I've pushed my relationship with God, and my family, once again to the back of my mind. But Not for long. I am struggling to get to a point in my life, where my only concern, is that I am not doing enough. That I am not doing all that I can to serve Him and help my family.

I have a name for my problem...it's called "Low Expectations". I expect so little from myself, that I get to the point where my days consist of eating, watching movies, listening to music and playing the computer. The big, important things fall away and then in the end, I'm left with a broken, empty life with no value to it.

I have plans for my future. I want to get married, raise a family and run a stable. Time and time again I am given the chance to prepare for that, but what is my excuse for why I don't? "I'm waiting until we move"

How wrong is that? I had gotten into the mind set that, until we move, I'm going to pause my life. Everything I want from myself, everything I want from life, will be paused. But here's the thing...it doesn't work like that! If I'm on pause, the whole word still goes on with or without me. Whether I like it or not...and most of the time, it's not.

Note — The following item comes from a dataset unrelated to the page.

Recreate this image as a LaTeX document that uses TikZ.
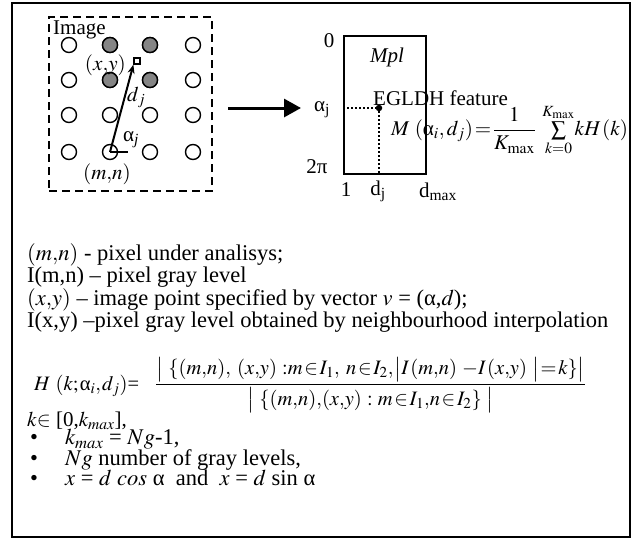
\documentclass[tikz,border=0pt]{standalone}
\usepackage{amsmath}
\usepackage{mathptmx}
\usepackage[no-math]{fontspec}
\setmainfont{Liberation Serif}
\usetikzlibrary{positioning, arrows.meta, calc}
\definecolor{dotgray}{HTML}{858585}
\newcommand{\tightmath}{\thinmuskip=1mu\medmuskip=1mu\thickmuskip=1.5mu}

\begin{document}
\begin{tikzpicture}[x=1pt, y=-1pt,
    every node/.style={inner sep=0pt, font=\fontsize{21}{20}\selectfont},
    pix/.style={circle, draw, line width=1.4pt, minimum size=15pt, fill=white},
    pixg/.style={pix, fill=dotgray},
    imgbox/.style={draw, line width=2.4pt, dash pattern=on 8pt off 5pt,
                   minimum width=163pt, minimum height=174pt},
    plane/.style={draw, line width=2pt, minimum width=82pt, minimum height=138pt},
    txt/.style={align=left, font=\fontsize{22.5}{20.5}\selectfont}]
  \useasboundingbox (0,0) rectangle (638,539);
  \node[draw, line width=1.3pt, minimum width=618pt, minimum height=534pt] (frame) at (321,270) {};

  % image with pixel grid
  \node[imgbox] (img) at (130.5,104) {};
  \node[anchor=west] (imglabel) at (53,30) {Image};
  \foreach \r/\y in {1/45, 2/80, 3/115, 4/152}
    \foreach \c/\x in {1/69, 2/110, 3/150, 4/193}
      \node[pix] (c-\r-\c) at (\x,\y) {};
  \foreach \r/\c in {1/2, 1/3, 2/2, 2/3}
    \node[pixg] at (c-\r-\c) {};
  \node[draw, line width=1.2pt, fill=white, minimum size=6pt] (xy) at (137,61) {};
  \node[anchor=east] (xylabel) at (126,65) {$(x{,}y)$};
  \coordinate (angEnd) at (128,152);
  \draw[line width=1.3pt] (c-4-2.center) -- (angEnd);
  \draw[line width=2pt, -{Stealth[length=9pt, width=7pt]}] (c-4-2.center) -- (xy.south west);
  \node[anchor=west] (dlabel) at (127,97) {$d_j$};
  \node[anchor=west] (alabel) at (123,140) {α\textsubscript{\textit{j}}};
  \node (mnlabel) at (107,174) {$(m{,}n)$};

  % mapping arrow
  \coordinate (arrS) at (228,108);
  \coordinate (arrE) at (301,108);
  \draw[line width=3pt, -{Triangle[length=17pt, width=18pt]}] (arrS) -- (arrE);

  % feature plane
  \node[plane] (mpl) at (385,105) {};
  \node (mpltxt) at (387,57) {\textit{Mpl}};
  \node (top0) at (329,41) {0};
  \node (topa) at (322,110) {α\textsubscript{j}};
  \node (bot2pi) at (317,167) {2π};
  \node (d1) at (346,190) {1};
  \node (ddj) at (378,191) {d\textsubscript{j}};
  \node (ddmax) at (438,192) {d\textsubscript{max}};
  \node[circle, fill, minimum size=6.5pt] (feat) at (379,108) {};
  \draw[line width=2pt, dotted] (mpl.west |- feat) -- (feat);
  \draw[line width=2pt, dotted] (feat) -- (feat |- mpl.south);
  \node[anchor=west] (egldh) at (373,98) {EGLDH feature};
  \node[anchor=west] (mform) at (391,130)
    {\tightmath$M\ (\text{α}_i,\,d_j) = \dfrac{1}{K_{\max}}\ \sum\limits_{k=0}^{K_{\max}}\! kH\,(k)$};

  % definitions
  \node[txt, anchor=north west] (legend) at (27,243)
    {$(m{,}n)$ - pixel under analisys;\\
     I(m,n) – pixel gray level\\
     $(x{,}y)$ – image point specified by vector $v$ = (α,$d$);\\
     I(x,y) –pixel gray level obtained by neighbourhood interpolation};
  \node[anchor=base west, font=\fontsize{20.5}{20}\selectfont] (hdef) at (34,390)
    {\tightmath$H\ (k;\text{α}_i,d_j)$=\hspace{16pt}%
     $\dfrac{\bigl|\ \{(m{,}n),\ (x{,}y)\ {:}m\in I_1,\ n\in I_2,\bigl|I\,(m{,}n)\ {-}I\,(x{,}y)\ \bigr|= k\}\bigr|}
            {\bigl|\ \{(m{,}n){,}(x{,}y)\ {:}\ m\in I_1{,}n\in I_2\}\ \bigr|}$};
  \node[anchor=west] (krange) at (27,421) {$k{\in}$ [0,$k_{max}$],};
  \node[txt, anchor=north west] (conds) at (30,429)
    {\makebox[35pt][l]{•}$k_{max}$ = $Ng$-1,\\
     \makebox[35pt][l]{•}$Ng$ number of gray levels,\\
     \makebox[35pt][l]{•}$x$ = $d$ $cos$ α\ \ and\ \ $x$ = $d$ sin α};
\end{tikzpicture}
\end{document}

But what does this have to do with low expectations, you may ask? Well, the expectations I have for myself, are so low, that I start to believe that I don't HAVE to do anything. I can lay around all day, and not suffer for it. I can skip cleaning the kitchen because "I'm too tired/busy (doing pointless things) to clean it. I'll do it tomorrow or later."

As my Mother says, "If you keep saying, 'I'll do it later, I'll do it another time,' eventually you'll have to do it. And all those things you kept putting off...are going to catch up to you and you'll soon find yourself swamped with work."

So true...if only it were so easy to break a bad habit. So, here is my problem, I want to get out of my mind set of only having low expectations for myself, but how do I do it, without going in the wrong direction? And giving myself high expectations int he wrong area?

Prayer.

That's the only way. I pray about what I should be doing with my life, I pray that God open my eyes so I see what should be done, BEFORE I am even asked to do it. I must "BE AWARE" of everything around me...and only then...will I be able to successfully live my life the way God wants me to live it.


1 Peter 5:6-7
"Therefore humble yourselves under the mighty hand of God, that He may exalt you at the proper time, casting all your anxiety on Him, because He cares for you."


2 Comment(s).

Posted by Charlie:

Very true! Be wise with the time which God has given you in your youth. Every little work you do now will pay off in the future

And our Lord will honor your desires to be well pleasing to Him. keep striving to be wise in how you use your time and rest in the Power of your Christ

"Now may the God of peace himself sanctify you completely, and may your whole spirit and soul and body be kept blameless at the coming of our Lord Jesus Christ. He who calls you is faithful; he will surely do it." (1 Thess 5:23-24)
Thursday, March 11th 2010 @ 6:02 PM

Posted by Yasutomo:

I can relate myself to you, Alesia. For me, it is so easy to escape from God's higher calling for me by setting "low expectation" for myself. God has high expectation for us and has higher calling. God bless you, Alesia!! Be encouraged.